January 18, 2013
ISLAMABAD: There is never a dull moment in Pakistan with theatrics aplenty, thanks to some of our politicians and religious clerics.
The latest amusement in Islamabad was the “million march” aimed at bringing a revolution.
All this began on December 23 after an enigmatic cleric Dr. Tahirul Qadri held an impressive political gathering at Minar-e-Pakistan in Lahore. He promised the participants in general and the entire nation in particular a different Pakistan in the wake of his political struggle against corrupt politicians.
The doctor threatened the government he would organize a long march from Lahore to Islamabad if his demands - ensuring free and transparent elections besides bringing reforms in the electoral process - were not met by January 10.
The government didn’t take the cleric’s demands seriously and termed it mere rhetoric. On the other hand, Dr. Qadri’s followers and Pakistan’s poor people hoped for a revolution via the long march. As pledged by the cleric, the long march for the promised revolution began last Sunday.
Here comes the role of media and the political parties. By and large, the electronic, print and the social media chided the cleric for several things, ranging from his dual nationality to hoodwinking his followers in the name of religion.
The mainstream media gave due coverage to the event but it all appeared biased and partial. Instead of focusing on his agenda, the media appeared to highlight flaws in persona of Dr Qadri. One of the media houses even equated the cleric’s security with female security guards of late Libyan dictator Muammer al-Qaddafi.
On social media, the so-called liberals also missed no opportunity to make mockery of the cleric but none of them seemed to discuss his agenda. What is wrong in asking for electoral reforms and improve governance? The media also missed the opportunity to pressure the political leadership so that the entry into parliament of corrupt and inept politicians could be barred.

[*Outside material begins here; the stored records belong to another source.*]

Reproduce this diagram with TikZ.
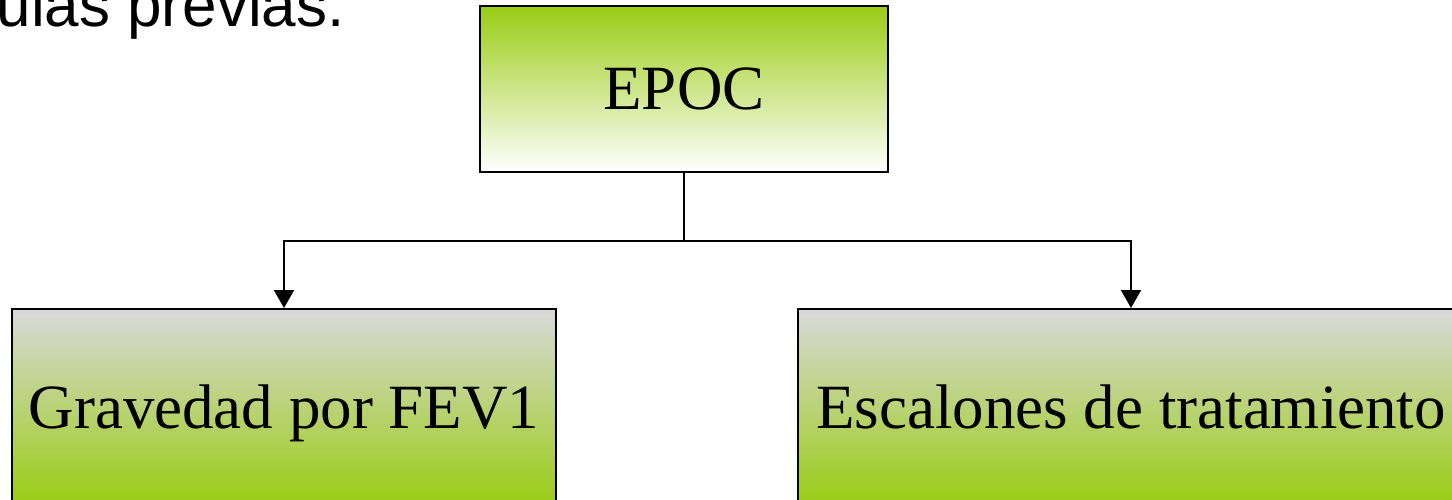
\documentclass[tikz,border=0pt]{standalone}
\usepackage{fontspec}
\setmainfont{Liberation Serif}
\newfontfamily\slidefont{Liberation Sans}
\usepackage{xcolor}
\usetikzlibrary{arrows.meta,calc,positioning}

\definecolor{leafgreen}{RGB}{154,204,20}
\definecolor{boxgray}{RGB}{217,217,217}

\begin{document}
\begin{tikzpicture}[x=0.5pt,y=0.5pt, arrow/.style = {line width=1pt,-{Triangle[width=10pt,length=9pt]}}]
		\tikzset{box/.style={draw=black,line width=1pt,rectangle,inner sep=0pt,align=center,text height=21pt,text depth=0pt,font=\fontsize{31.5}{36}\selectfont}}

		\useasboundingbox (0,0) rectangle (1452,499);
		\clip (0,0) rectangle (1452,499);

		% slide text
		\node[anchor=base east, inner sep=0pt, font=\slidefont\fontsize{31}{36}\selectfont] (slidetxt) at (345,472) {ulas previas.};

		% root
		\node[box, minimum width=204pt, minimum height=83pt, top color=leafgreen, bottom color=white] (epoc) at (684,410) {EPOC};

		% children
		\node[box, minimum width=272pt, minimum height=98pt, top color=boxgray, bottom color=leafgreen] (fev) at (284,92) {Gravedad por FEV1};

		\node[box, minimum width=333pt, minimum height=98pt, top color=boxgray, bottom color=leafgreen] (steps) at (1131,92) {Escalones de tratamiento};

		% Arrows
		\draw [arrow] (epoc.south) -- ++(0,-68) -| (fev.north);
		\draw [arrow] (epoc.south) -- ++(0,-68) -| (steps.north);

	\end{tikzpicture}
\end{document}
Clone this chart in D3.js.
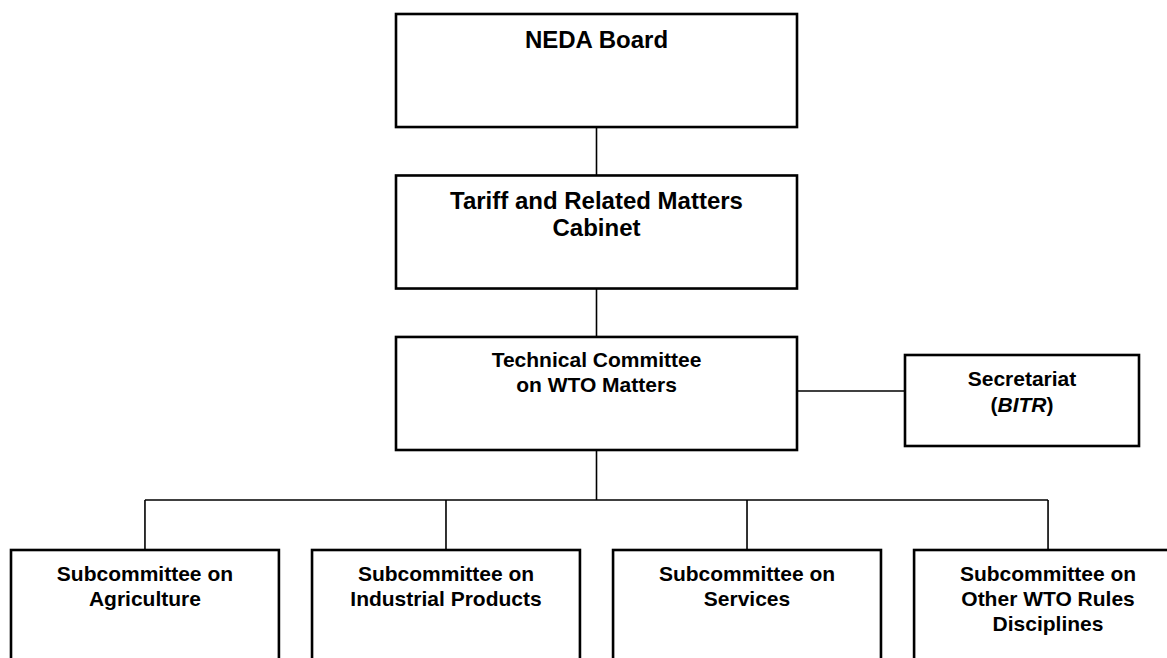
<!DOCTYPE html>
<html>
<head>
<meta charset="utf-8">
<script src="https://cdn.jsdelivr.net/npm/d3@7"></script>
<style>
  html, body { margin: 0; padding: 0; background: #fff; overflow: hidden; }
  text { font-family: "Liberation Sans", Arial, sans-serif; font-weight: bold; fill: #000; }
</style>
</head>
<body>
<div id="chart"></div>
<script>
// Chain of command, top to bottom
const chainLabels = [
    ["NEDA Board"],
    ["Tariff and Related Matters", "Cabinet"],
    ["Technical Committee", "on WTO Matters"]
];

// Subcommittees under the technical committee
const subLabels = [
    ["Subcommittee on", "Agriculture"],
    ["Subcommittee on", "Industrial Products"],
    ["Subcommittee on", "Services"],
    ["Subcommittee on", "Other WTO Rules", "Disciplines"]
];

const width = 1167, height = 658;

const svg = d3.select("#chart")
    .append("svg")
    .attr("width", width)
    .attr("height", height);

// vertical levels for the chain boxes
const yChain = d3.scaleBand()
    .domain(d3.range(chainLabels.length))
    .range([14, 450])
    .paddingInner(0.3);

const chainX = 396, chainW = 401;
const midX = chainX + chainW / 2;

// horizontal slots for the subcommittees
const xSub = d3.scaleBand()
    .domain(d3.range(subLabels.length))
    .range([11, 1182])
    .paddingInner(0.11);

const subTop = 550, busY = 500;

// connectors first, boxes on top
const links = svg.append("g")
    .attr("stroke", "#000")
    .attr("stroke-width", 1.6)
    .attr("fill", "none");

for (let i = 0; i < chainLabels.length - 1; i++) {
    links.append("line")
        .attr("x1", midX).attr("x2", midX)
        .attr("y1", yChain(i) + yChain.bandwidth())
        .attr("y2", yChain(i + 1));
}

// technical committee down to the bus
links.append("line")
    .attr("x1", midX).attr("x2", midX)
    .attr("y1", yChain(2) + yChain.bandwidth())
    .attr("y2", busY);

links.append("line")
    .attr("x1", xSub(0) + xSub.bandwidth() / 2)
    .attr("x2", xSub(subLabels.length - 1) + xSub.bandwidth() / 2)
    .attr("y1", busY).attr("y2", busY);

links.selectAll(".drop")
    .data(subLabels)
    .enter().append("line")
    .attr("class", "drop")
    .attr("x1", (d, i) => xSub(i) + xSub.bandwidth() / 2)
    .attr("x2", (d, i) => xSub(i) + xSub.bandwidth() / 2)
    .attr("y1", busY)
    .attr("y2", subTop);

// secretariat box
const secX = 905, secY = 355, secW = 234, secH = 91;
links.append("line")
    .attr("x1", chainX + chainW).attr("x2", secX)
    .attr("y1", 391).attr("y2", 391);

// chain boxes
const chain = svg.selectAll(".chain")
    .data(chainLabels)
    .enter().append("g")
    .attr("class", "chain");

chain.append("rect")
    .attr("x", chainX)
    .attr("y", (d, i) => yChain(i))
    .attr("width", chainW)
    .attr("height", yChain.bandwidth())
    .attr("fill", "#fff")
    .attr("stroke", "#000")
    .attr("stroke-width", 2.6);

chain.each(function(lines, i) {
    const big = i < 2;
    const size = big ? 24 : 21;
    const lh = big ? 27 : 25;
    const t = d3.select(this).append("text")
        .attr("text-anchor", "middle")
        .style("font-size", size + "px");
    lines.forEach((s, k) => {
        t.append("tspan")
            .attr("x", midX)
            .attr("y", yChain(i) + (big ? 34 : 30) + k * lh)
            .text(s);
    });
});

svg.append("rect")
    .attr("x", secX).attr("y", secY)
    .attr("width", secW).attr("height", secH)
    .attr("fill", "#fff")
    .attr("stroke", "#000")
    .attr("stroke-width", 2.6);

const secText = svg.append("text")
    .attr("text-anchor", "middle")
    .style("font-size", "21px");
secText.append("tspan")
    .attr("x", secX + secW / 2).attr("y", 386)
    .text("Secretariat");
const l2 = secText.append("tspan")
    .attr("x", secX + secW / 2).attr("y", 412);
l2.append("tspan").text("(");
l2.append("tspan").style("font-style", "italic").text("BITR");
l2.append("tspan").text(")");

// subcommittee boxes (run off the bottom of the page)
const subs = svg.selectAll(".sub")
    .data(subLabels)
    .enter().append("g")
    .attr("class", "sub");

subs.append("rect")
    .attr("x", (d, i) => xSub(i))
    .attr("y", subTop)
    .attr("width", xSub.bandwidth())
    .attr("height", 150)
    .attr("fill", "#fff")
    .attr("stroke", "#000")
    .attr("stroke-width", 2.6);

subs.each(function(lines, i) {
    const t = d3.select(this).append("text")
        .attr("text-anchor", "middle")
        .style("font-size", "21px");
    lines.forEach((s, k) => {
        t.append("tspan")
            .attr("x", xSub(i) + xSub.bandwidth() / 2)
            .attr("y", 581 + k * 25)
            .text(s);
    });
});
</script>
</body>
</html>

To protect their vested interests, the politicians also ridiculed the cleric publicly for his ‘unconstitutional and undemocratic’ demands. The media and the politicians also tried their best to find the ‘hidden hand’ in cleric’s campaign, though they failed to unearth it. The whole exercise was meant to keep people away from the long march, not forgetting Interior Minister Rehman Malik’s repeated warnings of terror attacks on the rally.
One should however, admit that a record number of people (of course not 40 million as claimed by Dr. Qadri), including women and children reached Islamabad Monday night to protest against the government.
Clearly, the crowd was big enough to shake the political dispensation and ruin the whole city. But much to everyone’s surprise, the participants remained peaceful. They stayed in Islamabad for three nights and four days, braving cold weather, rain and threats of an operation to drive them away.
The fiery doctor kept promising revolution. Fearing military intervention, all opposition parties except for PTI huddled together at Raiwind on the invite of Mian Nawaz Sharif. They unanimously agreed to protect democracy at any cost and rejected Dr. Qadri’s agenda.
Following this announcement, PTI chairman Imran Khan rejected joining the sit-in. The cleric was left alone. Desperate to save face, he gave the government a deadline of 90-minutes on Thursday for dialogue that was complied.
In the end, the cleric withdrew all his demands – dissolution of assemblies and Election Commission of Pakistan and bringing in an honest caretaker prime minister. He congratulated the participants for joining the march and staying put on Jinnah Avenue.
The participants were virtually left appalled and devastated by the announcement. “Where is the revolution? This is what we came for? Our leader proved to be no different than other corrupt politicians.” These were some remarks overheard at Jinnah Avenue after the ‘Islamabad Long March Declaration,’ was announced.
Sorry, ladies and gentlemen, the revolution stands postponed!